Jiří Menzel went on to direct Cutting it Short/ Postřižiny (Special Mention, Venice 1981), The End of the Old Times/ Konec starých časů (Best Film – Los Angeles IFF 1990) and I Served the King of England (FIPRESCI Award – Berlin 2007). The director is now in post-production with his newest film, Don Juans/ Donšajni.

Menzel is a member of the American Film Academy, a founding member of the European Film Academy and the former head (1990-1992) of the FAMU directing department. Between 1991 and 1998, he was the head of Studio 89, a department of the famed production company Kratky Film. He is an international theatre director and an actor, appearing in over 40 productions. In 1996, President Vaclav Havel gave Jiří Menzel the Medal of Merit of the Czech Republic.

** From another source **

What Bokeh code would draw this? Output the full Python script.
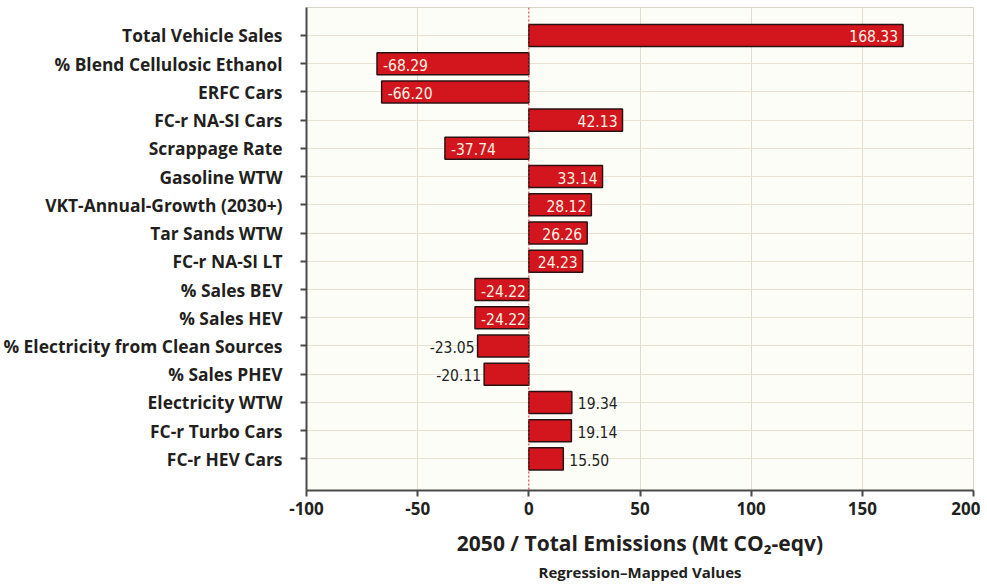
from bokeh.plotting import figure
from bokeh.models import ColumnDataSource, Range1d, FixedTicker, Span, Title
from bokeh.embed import file_html
from bokeh.resources import INLINE

categories = ["Total Vehicle Sales", "% Blend Cellulosic Ethanol", "ERFC Cars",
              "FC-r NA-SI Cars", "Scrappage Rate", "Gasoline WTW",
              "VKT-Annual-Growth (2030+)", "Tar Sands WTW", "FC-r NA-SI LT",
              "% Sales BEV", "% Sales HEV", "% Electricity from Clean Sources",
              "% Sales PHEV", "Electricity WTW", "FC-r Turbo Cars", "FC-r HEV Cars"]
values = [168.33, -68.29, -66.20, 42.13, -37.74, 33.14, 28.12, 26.26, 24.23,
          -24.22, -24.22, -23.05, -20.11, 19.34, 19.14, 15.50]
x_ticks = [-100, -50, 0, 50, 100, 150, 200]

LABEL_FONT = "Open Sans"
idx = list(range(len(categories)))

inside = [abs(v) >= 24 for v in values]
align, xoff, tcol = [], [], []
for v, ins in zip(values, inside):
    if v >= 0:
        align.append("right" if ins else "left")
        xoff.append(-5 if ins else 6)
    else:
        align.append("left" if ins else "right")
        xoff.append(6 if ins else -3)
    tcol.append("#fbf3e4" if ins else "#222222")

src = ColumnDataSource(dict(y=idx, v=values, txt=["%.2f" % v for v in values],
                            align=align, xoff=xoff, tcol=tcol))

p = figure(width=980, height=584, output_backend="svg", toolbar_location=None,
           x_range=Range1d(-100, 200), y_range=Range1d(16.12, -0.99),
           min_border_left=305, min_border_right=7, min_border_top=7, min_border_bottom=94)

p.background_fill_color = "#fdfdf8"
p.border_fill_color = "white"
p.outline_line_color = "#d9d4c8"

p.hbar(y="y", left=0, right="v", height=0.78, source=src,
       fill_color="#d3161e", line_color="#2b1212", line_width=1.5)

p.add_layout(Span(location=0, dimension="height", line_color="#e8202a",
                  line_dash="2 2", line_width=1))

p.text(x="v", y="y", text="txt", source=src, text_align="align", x_offset="xoff",
       text_color="tcol", text_baseline="middle", y_offset=1,
       text_font_size="15.5px", text_font={"value": "DejaVu Sans Condensed"})

p.yaxis.ticker = FixedTicker(ticks=idx)
p.yaxis.major_label_overrides = {i: c for i, c in zip(idx, categories)}
p.xaxis.ticker = FixedTicker(ticks=x_ticks)
p.xaxis.major_label_overrides = {t: str(t) for t in x_ticks}

for ax in (p.xaxis[0], p.yaxis[0]):
    ax.axis_line_color = "#4a4a4a"
    ax.axis_line_width = 2
    ax.major_tick_line_color = "#4a4a4a"
    ax.major_tick_line_width = 2
    ax.major_tick_out = 6
    ax.major_tick_in = 0
    ax.minor_tick_line_color = None
    ax.major_label_text_font = LABEL_FONT
    ax.major_label_text_font_style = "bold"
    ax.major_label_text_color = "#231f20"

p.yaxis.major_label_text_font_size = "17.4px"
p.xaxis.major_label_text_font_size = "17px"
p.yaxis.major_label_standoff = 18
p.xaxis.major_label_standoff = 5

p.xaxis.axis_label = "2050 / Total Emissions (Mt CO\u2082-eqv)"
p.xaxis.axis_label_text_font = LABEL_FONT
p.xaxis.axis_label_text_font_style = "bold"
p.xaxis.axis_label_text_font_size = "21px"
p.xaxis.axis_label_text_color = "#231f20"
p.xaxis.axis_label_standoff = 11

p.xgrid.ticker = FixedTicker(ticks=[-50, 50, 100, 150])
p.xgrid.grid_line_color = "#e2dccd"
p.ygrid.grid_line_color = "#e8e2d2"

sub = Title(text="Regression\u2013Mapped Values", align="center", text_font=LABEL_FONT,
            text_font_style="bold", text_font_size="15px", text_color="#231f20",
            standoff=1)
p.add_layout(sub, "below")

open("out.html", "w").write(file_html(p, INLINE))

TIFF audiences will admire some of the posters made by Czech artists for his films, at the Art Museum in Cluj. The exhibition will run from May 18 until June 18. The 17 posters brought to Cluj are part of the unique Terry Posters collection in Prague (www.terry-posters.com). Three of them are contemporary creations and some of those made before 1990 have remained in only two or three copies, which raises their value to a few thousand Euros. The exhibition includes original film posters for Larks on a String, Closely Watched Trains or Capricious Summer.

The Czech Centre in Bucharest supports the presence of Jiří Menzel and the Czech Posters exhibition.